Фестиваль даже на фоне свободного и свободолюбивого Кенигсберга виделся государством в государстве — отдельной страной, хрупкой, яркой и недолговечной, как бродячий цирк. Ломаные, насекомьи, искусственные движения танцоров казались Неле любопытными, но не привлекали всерьез, хотя она отдавала себе отчет, что за каждым из этих изощренных движений стоят многочасовые тренировки. Она не бредила танцорами, как другие девушки из групп поддержки, приехавшие, как и она, из других городов — вслед за кумирами. Нелю привлекали декорации.

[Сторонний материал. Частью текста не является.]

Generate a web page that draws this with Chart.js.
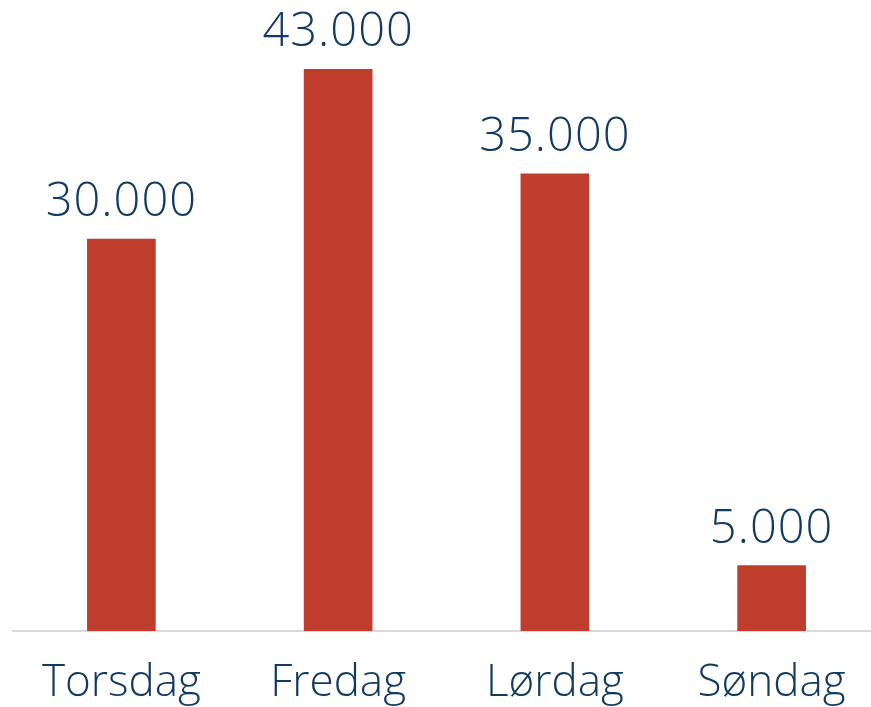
<!DOCTYPE html>
<html>
<head>
<meta charset="utf-8">
<script src="https://cdn.jsdelivr.net/npm/chart.js@4.4.1/dist/chart.umd.min.js"></script>
<style>
  html, body { margin: 0; padding: 0; background: #fff; overflow: hidden; }
  #wrap { width: 880px; height: 707px; }
</style>
</head>
<body>
<div id="wrap"><canvas id="chart"></canvas></div>
<script>
const days = ["Torsdag", "Fredag", "Lørdag", "Søndag"];
const visitors = [30000, 43000, 35000, 5000];

const barColor = "#BF3D2D";
const textColor = "#123B61";
const fontFamily = "'Open Sans', sans-serif";

// draw the numbers above each bar
const valueLabels = {
  id: "valueLabels",
  afterDatasetsDraw(chart) {
    const ctx = chart.ctx;
    const meta = chart.getDatasetMeta(0);
    ctx.save();
    ctx.fillStyle = textColor;
    ctx.font = "300 47px " + fontFamily;
    ctx.letterSpacing = "1px";
    ctx.textAlign = "center";
    ctx.textBaseline = "alphabetic";
    meta.data.forEach((bar, i) => {
      const txt = visitors[i].toLocaleString("de-DE");
      ctx.fillText(txt, bar.x, bar.y - 23);
    });
    ctx.restore();
  }
};

const ctx = document.getElementById("chart").getContext("2d");
new Chart(ctx, {
  type: "bar",
  data: {
    labels: days,
    datasets: [{
      data: visitors,
      backgroundColor: barColor,
      barThickness: 68
    }]
  },
  options: {
    responsive: true,
    maintainAspectRatio: false,
    animation: false,
    layout: { padding: { top: 4, left: 13, right: 0, bottom: 0 } },
    plugins: {
      legend: { display: false },
      tooltip: { enabled: false }
    },
    scales: {
      x: {
        grid: { display: false },
        border: { display: true, color: "#d9d9d9", width: 2 },
        ticks: {
          color: textColor,
          font: { family: fontFamily, size: 44, weight: 300 },
          padding: 18
        },
        afterFit(scale) { scale.height = 76; }
      },
      y: {
        display: false,
        min: 0,
        max: 48000
      }
    }
  },
  plugins: [valueLabels]
});
</script>
</body>
</html>
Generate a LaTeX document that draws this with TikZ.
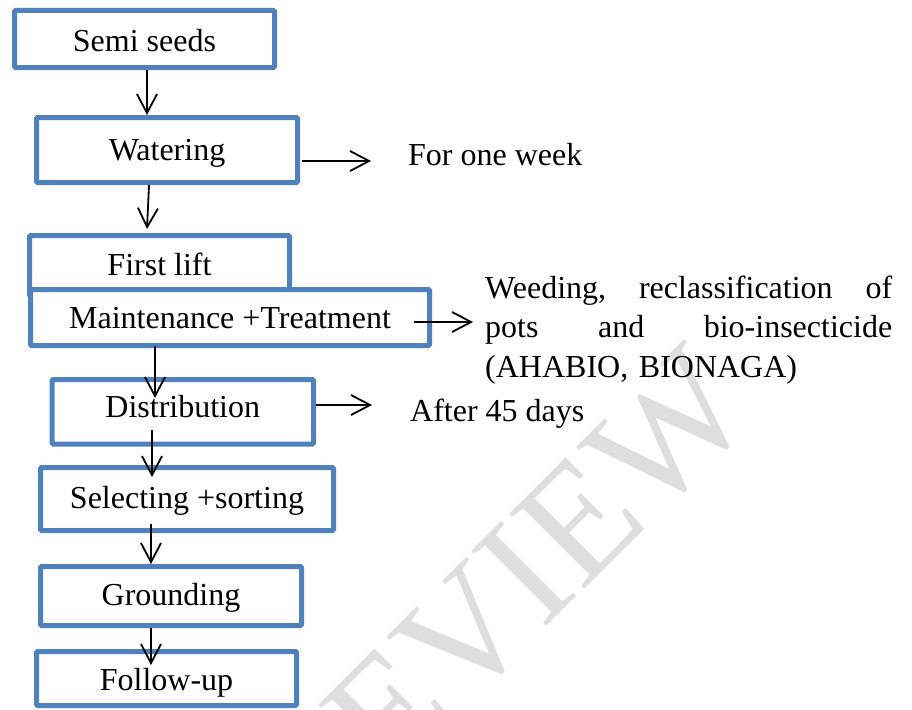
\documentclass[tikz,border=0pt]{standalone}
\usepackage{fontspec}
\setmainfont{Liberation Serif}
\usetikzlibrary{arrows.meta}
\definecolor{boxblue}{RGB}{79,129,189}
\definecolor{wmgray}{RGB}{222,222,222}
\begin{document}
\begin{tikzpicture}[x=1pt,y=-1pt,
  stepbox/.style={draw=boxblue, line width=5pt, fill=white, inner sep=0pt, outer sep=2.5pt, rounded corners=1.2pt},
  lbl/.style={inner sep=0pt, font=\fontsize{32}{39.5}\selectfont},
  arr/.style={line width=1.8pt, -{Straight Barb[length=19pt,width=20pt]}}]
\useasboundingbox (0,0) rectangle (912,709);
\begin{scope}
\clip (0,0) rectangle (912,709);
\node[inner sep=0pt, rotate=45, text=wmgray, font=\fontsize{162}{162}\selectfont] (wm) at (468,632) {PREVIEW};
\end{scope}
% boxes
\node[stepbox, minimum width=260pt, minimum height=57pt] (b1) at (144.5,39) {};
\node[stepbox, minimum width=261pt, minimum height=65pt] (b2) at (167,150) {};
\node[stepbox, minimum width=260pt, minimum height=60.5pt] (b3) at (159.5,265.75) {};
\node[stepbox, minimum width=399pt, minimum height=56pt] (b4) at (230,317.5) {};
\node[stepbox, minimum width=261.5pt, minimum height=64.5pt] (b5) at (182.75,411.75) {};
\node[stepbox, minimum width=293pt, minimum height=63pt] (b6) at (187,499) {};
\node[stepbox, minimum width=261pt, minimum height=59pt] (b7) at (171,596) {};
\node[stepbox, minimum width=260pt, minimum height=54pt] (b8) at (166.5,678.5) {};
% labels
\node[lbl, anchor=base] (t1) at (144.5,52) {Semi seeds};
\node[lbl, anchor=base] (t2) at (167,160) {Watering};
\node[lbl, anchor=base] (t3) at (159.5,275) {First lift};
\node[lbl, anchor=base] (t4) at (230,328) {Maintenance +Treatment};
\node[lbl, anchor=base] (t5) at (182.75,417) {Distribution};
\node[lbl, anchor=base] (t6) at (187,508) {Selecting +sorting};
\node[lbl, anchor=base] (t7) at (171,605) {Grounding};
\node[lbl, anchor=base] (t8) at (166.5,690) {Follow-up};
% side texts
\node[lbl, anchor=base west] (w1) at (408,165) {For one week};
\node[lbl, text width=407pt, align=left, anchor=base west] (w2) at (485,298)
  {Weeding,\hfill reclassification\hfill of\\ pots\hfill and\hfill bio-insecticide\\ (AHABIO, BIONAGA)};
\node[lbl, anchor=base west] (w3) at (410,421) {After 45 days};
% vertical arrows
\draw[arr] ([xshift=2.5pt]b1.south) -- ([xshift=-20pt]b2.north);
\draw[arr] ([xshift=-18pt]b2.south) -- ([xshift=-12.5pt,yshift=4pt]b3.north);
\draw[arr] ([xshift=-75pt,yshift=2pt]b4.south) -- ([xshift=-27.75pt,yshift=-21pt]b5.north);
\draw[arr] ([xshift=-30.75pt,yshift=16.5pt]b5.south) -- ([xshift=-35pt,yshift=-12pt]b6.north);
\draw[arr] ([xshift=-36pt,yshift=9pt]b6.south) -- ([xshift=-20pt]b7.north);
\draw[arr] ([xshift=-20pt]b7.south) -- ([xshift=-15.5pt,yshift=-16pt]b8.north);
% side arrows
\draw[arr] ([shift={(2pt,-11pt)}]b2.east) -- ([shift={(-37pt,4pt)}]w1.base west);
\draw[arr] ([shift={(-18pt,-4.5pt)}]b4.east) -- ([shift={(-12pt,-24pt)}]w2.base west);
\draw[arr] ([shift={(0pt,6.75pt)}]b5.east) -- ([shift={(-38pt,16pt)}]w3.base west);
\end{tikzpicture}
\end{document}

Они-то и придавали фестивалю брейкеров вид обособленного неземного зрелища, обиталища избранных. Эти необычно яркие краски… эти буквы, которые нарисованы такими выпуклыми, что едва не падали с холста… Неля немного рисовала, так что могла оценить то, как это было сделано. Если большинство ее ровесниц преклонялись перед теми, кто выступал на сцене, она, не по годам проницательная, отдала сердце тем, кто эту сцену создал.
Первым, кто с ней познакомился, был Роланд Белоусов: из этой неразлучной троицы («тройни» — шутили на их счет) он всегда был и остался самым контактным, легко сходящимся с людьми — правда, легко и рвущим связи… Все участники фестиваля (позднее — все райтеры Москвы и Питера) знали его как Колобка: дело было не в телесной полноте — самым полненьким из них был скорее Илья, — а в той гладкости и округлости, которая предполагается у сказочного персонажа, который и от бабушки ушел, и от дедушки ушел, и в дальнейшем с фольклорной простотой завязывал отношения с разнообразнейшими животными, хищными и прекрасными, катясь сквозь дебри житейского леса. Красавец Коля Скворцов — можете не верить, Александр Борисович, но в молодости покойный муж был по-настоящему красив — носил прозвище Птах, в котором объединились птичья фамилия Николая и имя древнеегипетского бога — создателя миров. Илья, коренастый, застенчивый и угрюмый, с упрямой круглой головой, был известен под именем Фантомас; почему — она не знает: раньше принимала это как само собой разумеющееся, а теперь уже как-то неловко спросить о причине давнего прозвища седого, строгого Илью Михайловича…
Все они были старше Нели: Коле, самому старшему, исполнилось двадцать пять. И путь к граффити у них был разный. Николай был профессиональным художником, искателем новых форм, Илья и Роланд, которого ей до сих пор привычней звать Ролкой, начали познавать мир искусства непосредственно с райтерского мастерства. Они, собственно, и были зачинателями граффити в России — не они одни, но и они тоже. Как и другие, жадно рассматривали фотографии поездов нью-йоркской подземки, преображенных райтерами, договаривались с матросами дальнего плавания, с уезжающими за границу знакомыми, чтобы получить клочки информации о своем увлечении. Худо ли, бедно, но вопреки всем препятствиям дело набирало обороты, и первые граффити разукрасили стены Калининграда, Риги, Ленинграда — смел ли тогда кто-нибудь подумать, что его вновь назовут Санкт-Петербургом? Эти культурные столицы, отдаленные от политизированной Москвы, были восприимчивы ко всему новому. Первым райтерам помогал Латвбытхим, первым в СССР освоивший выпуск краски в аэрозоли. Илья вспоминает, что когда он приехал в Ригу и увидел первый пис, то немедленно побежал в ближайший магазин, накупил баллончиков с аэрозольной эмалью и накинулся на взывающую к пересотворению стену, одержимый одним желанием: рисовать, рисовать, рисовать!